A problem with speed is, the faster the speed the greater the likelihood of death if you hit a pedestrian. At 40 mph studies showed that the chance of death is over 80%. At 20 mph it drops down to 5%. The reason it jumps from 5% at 20 mph to over 80% at 40 mph is down to the laws of physics. As the impact speed doubles, the energy imparted to a collision quadruples. Blame Sir Isaac Newton for that one.
This brings us back to 30 mph, and it is all to do with people surviving their mistakes. Children do run out into the road, old people maybe can’t cross the road as quickly as others and people who have been drinking are less aware. At some point in our lives, we all make a mistake.
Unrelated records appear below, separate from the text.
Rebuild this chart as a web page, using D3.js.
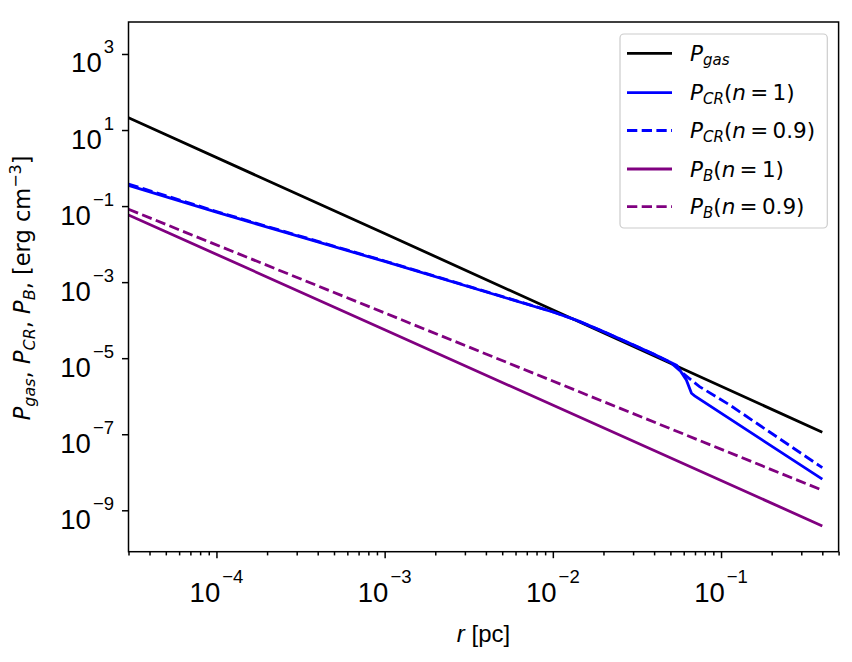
<!DOCTYPE html>
<html>
<head>
<meta charset="utf-8">
<script src="https://cdn.jsdelivr.net/npm/d3@7"></script>
<style>
  body { margin: 0; background: #fff; }
  svg { display: block; }
</style>
</head>
<body>
<script>
// radius r [pc] and pressures [erg cm^-3]
var rGas = [3e-5, 1e-3, 0.4];
var pGas = [21.1, 1.9e-2, 1.13e-7];

var rCR1 = [3e-5, 1e-4, 1e-3, 1e-2, 0.0138, 0.02, 0.03, 0.04, 0.05, 0.0545, 0.0622, 0.0667, 0.0697, 0.4];
var pCR1 = [0.35, 0.069, 3.5e-3, 1.64e-4, 1.0e-4, 5.0e-5, 2.24e-5, 1.26e-5, 7.8e-6, 6.45e-6, 2.68e-6, 1.2e-6, 1.02e-6, 6.6e-9];

var rCR09 = [3e-5, 1e-4, 1e-3, 1e-2, 0.0138, 0.02, 0.03, 0.04, 0.05, 0.058, 0.0745, 0.1125, 0.4];
var pCR09 = [0.38, 0.072, 3.6e-3, 1.66e-4, 1.0e-4, 5.0e-5, 2.24e-5, 1.26e-5, 7.8e-6, 4.35e-6, 1.79e-6, 5.9e-7, 1.32e-8];

var rB1 = [3e-5, 1e-3, 0.4];
var pB1 = [0.0585, 5.6e-5, 3.88e-10];

var rB09 = [3e-5, 1e-3, 0.4];
var pB09 = [0.0824, 1.55e-4, 3.37e-9];

var xMajor = [1e-4, 1e-3, 1e-2, 1e-1];
var xMajorExp = ["\u22124", "\u22123", "\u22122", "\u22121"];
var yMajor = [1e3, 1e1, 1e-1, 1e-3, 1e-5, 1e-7, 1e-9];
var yMajorExp = ["3", "1", "\u22121", "\u22123", "\u22125", "\u22127", "\u22129"];

var W = 852, H = 662;
var pl = 128.5, pr = 838.6, pt = 22, pb = 551.7;

var svg = d3.select("body").append("svg").attr("width", W).attr("height", H);

var x = d3.scaleLog().domain([3e-5, 0.5]).range([pl, pr]);
var y = d3.scaleLog().domain([Math.pow(10, -10.089), Math.pow(10, 3.841)]).range([pb, pt]);

// minor x ticks
var xMinor = [];
[1e-5, 1e-4, 1e-3, 1e-2, 1e-1].forEach(function(d) {
  for (var k = 2; k <= 9; k++) {
    var v = d * k;
    if (v >= 3e-5 && v <= 0.5 + 1e-9) xMinor.push(v);
  }
});

svg.append("clipPath").attr("id", "clip").append("rect")
  .attr("x", pl).attr("y", pt).attr("width", pr - pl).attr("height", pb - pt);

var series = [
  { r: rGas, p: pGas, color: "#000000", dash: null },
  { r: rCR1, p: pCR1, color: "#0000ff", dash: null },
  { r: rCR09, p: pCR09, color: "#0000ff", dash: "10.3,4.4" },
  { r: rB1, p: pB1, color: "#800080", dash: null },
  { r: rB09, p: pB09, color: "#800080", dash: "10.3,4.4" }
];

var line = d3.line().x(function(d) { return x(d[0]); }).y(function(d) { return y(d[1]); });

svg.append("g").attr("clip-path", "url(#clip)").selectAll("path").data(series).enter().append("path")
  .attr("d", function(s) { return line(s.r.map(function(v, i) { return [v, s.p[i]]; })); })
  .attr("fill", "none")
  .attr("stroke", function(s) { return s.color; })
  .attr("stroke-width", 2.8)
  .attr("stroke-dasharray", function(s) { return s.dash; });

// axes
var gx = svg.append("g").attr("transform", "translate(0," + pb + ")");
gx.call(d3.axisBottom(x).tickValues(xMinor).tickSize(3.7).tickFormat(""));
gx.append("g").call(d3.axisBottom(x).tickValues(xMajor).tickSize(6.5).tickFormat(""));
var gy = svg.append("g").attr("transform", "translate(" + pl + ",0)");
gy.call(d3.axisLeft(y).tickValues(yMajor).tickSize(6.5).tickFormat(""));
svg.selectAll(".domain").remove();
svg.selectAll(".tick line").attr("stroke", "#000").attr("stroke-width", 1.5);

svg.append("rect").attr("x", pl).attr("y", pt).attr("width", pr - pl).attr("height", pb - pt)
  .attr("fill", "none").attr("stroke", "#000").attr("stroke-width", 1.5);

var tickFont = "'Liberation Sans', Arial, sans-serif";

xMajor.forEach(function(v, i) {
  var t = svg.append("text").attr("x", x(v)).attr("y", 601.5)
    .attr("text-anchor", "middle").attr("font-family", tickFont).attr("font-size", 27.5);
  t.append("tspan").text("10");
  t.append("tspan").attr("font-size", 18.5).attr("dx", 2).attr("dy", -19).text(xMajorExp[i]);
});

yMajor.forEach(function(v, i) {
  var t = svg.append("text").attr("x", 114).attr("y", y(v) + 18.5)
    .attr("text-anchor", "end").attr("font-family", tickFont).attr("font-size", 27.5);
  t.append("tspan").text("10");
  t.append("tspan").attr("font-size", 18.5).attr("dx", 2).attr("dy", -19).text(yMajorExp[i]);
});

// axis labels
var xl = svg.append("text").attr("x", (pl + pr) / 2).attr("y", 642)
  .attr("text-anchor", "middle").attr("font-family", tickFont).attr("font-size", 24);
xl.append("tspan").attr("font-style", "italic").text("r");
xl.append("tspan").text(" [pc]");

var mathFont = "'DejaVu Sans', sans-serif";
var yl = svg.append("text").attr("transform", "translate(30," + ((pt + pb) / 2 + 1) + ") rotate(-90)")
  .attr("text-anchor", "middle").attr("font-family", mathFont).attr("font-size", 22.5);
function sub(t, s) {
  t.append("tspan").attr("font-style", "italic").text("P");
  t.append("tspan").attr("font-style", "italic").attr("font-size", 16).attr("dy", 4.5).text(s);
  t.append("tspan").attr("dy", -4.5).text(", ");
}
sub(yl, "gas"); sub(yl, "CR"); sub(yl, "B");
yl.append("tspan").text(" [erg cm");
yl.append("tspan").attr("font-size", 16).attr("dy", -9).text("\u22123");
yl.append("tspan").attr("dy", 9).text("]");

// legend
var legX = 620, legY = 34, legW = 207.3, legH = 194;
svg.append("rect").attr("x", legX).attr("y", legY).attr("width", legW).attr("height", legH)
  .attr("rx", 4).attr("fill", "#fff").attr("fill-opacity", 0.8)
  .attr("stroke", "#cccccc").attr("stroke-width", 1.2);

var legLabels = [
  { sub: "gas", rest: null },
  { sub: "CR", rest: "1" },
  { sub: "CR", rest: "0.9" },
  { sub: "B", rest: "1" },
  { sub: "B", rest: "0.9" }
];
var rowY = [53.3, 92.7, 130.5, 169, 206.7];

series.forEach(function(s, i) {
  svg.append("line").attr("x1", 627).attr("x2", 672).attr("y1", rowY[i]).attr("y2", rowY[i])
    .attr("stroke", s.color).attr("stroke-width", 2.8).attr("stroke-dasharray", s.dash);
  var t = svg.append("text").attr("x", 690).attr("y", rowY[i] + 7.5)
    .attr("font-family", mathFont).attr("font-size", 21.5);
  t.append("tspan").attr("font-style", "italic").text("P");
  t.append("tspan").attr("font-style", "italic").attr("font-size", 15).attr("dy", 4).text(legLabels[i].sub);
  if (legLabels[i].rest) {
    t.append("tspan").attr("dy", -4).text("(");
    t.append("tspan").attr("font-style", "italic").text("n");
    t.append("tspan").text("\u2009=\u2009" + legLabels[i].rest + ")");
  }
});
</script>
</body>
</html>
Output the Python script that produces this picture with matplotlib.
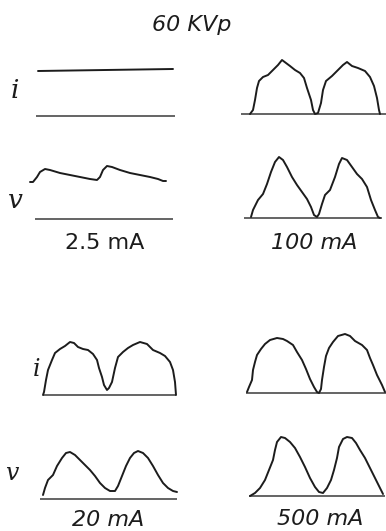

Without a speed limit, these mistakes could be a death sentence.
The greater the difference between the speeds of the different road users, the more likely a collision and the worse the impact. So if a bike is doing 10 mph and is rear-ended by a car doing 30 mph. The difference is just 20 mph. Not nice but hopefully survivable. But if hit doing 30 mph was 40 mph the difference could well be life or death.
Next its traffic.
As cars began getting faster and the traffic more intense, crossing the road safely became a bigger problem. The initial crossings were a parallel set of studs with two Belisha Beacons. As these were being ignored both by people and car drivers, a number of improvements were made. The Belishas started flashing and coloured stripes were introduced, leaving us with the black and white crossings we know today as Zebra Crossings.
If the number of people wanting to cross is so many that it holds the traffic up for to long or the traffic is moving to fast to make stepping onto a crossing safe. We put in a set of lights. At traffic light controlled junctions we can put in a pedestrian crossing phase. With the use of textured paving and buttons to press they become blind friendly.
As the roads became more congested it became necessary to control who had priority. For example, a busy road will always require a minor road off it, in order to give way.
Those of us who are a bit older will remember a policeman wearing white gloves, controlling the traffic. They were a good solution when the traffic only had certain peaks. The downside is, that if they were controlling traffic they were not available for other duties. However, nowadays this fine instrument of law enforcement has totally been replaced by roundabouts and or traffic lights and just like our good friend the Bobby they will keep going until something breaks or is worn out. But without human costs.
Roundabouts replace crossroads and required the car entering to give way to the traffic on the roundabout which was fine when the traffic was relatively light. But consider that, nowadays at a normal roundabout you will have four roads feeding traffic into a small space. It’s understandable how they can go into gridlock.
Our most effective solution is traffic lights. The meaning of the lights is universally recognised. You can be colour blind and still know which light is which as they each have their own position. The interesting light is the one in the middle, the yellow one. As we approach and the light goes yellow do we stop or go. This is called the dilemma zone and where mirrors pay off.
Lights can be programmed to allow for the peaks and troughs of traffic flow. They can be linked and respond to traffic conditions so the flow cascades down the road. Emergency service vehicles can be given priority by transmitting a signal to the lights allowing them through.
All in all, they connect us as drivers because we need to use them in the same way this gives us a shared experience and commonality. They are how we cooperate with each other for the greater good.
Without our smooth roads, speed limits, road signs, markings on the road and traffic lights our roads today would be a very different and a lot more dangerous. All these things are not there to slow us down, they’re there to keep us safe and to keep things running smoothly.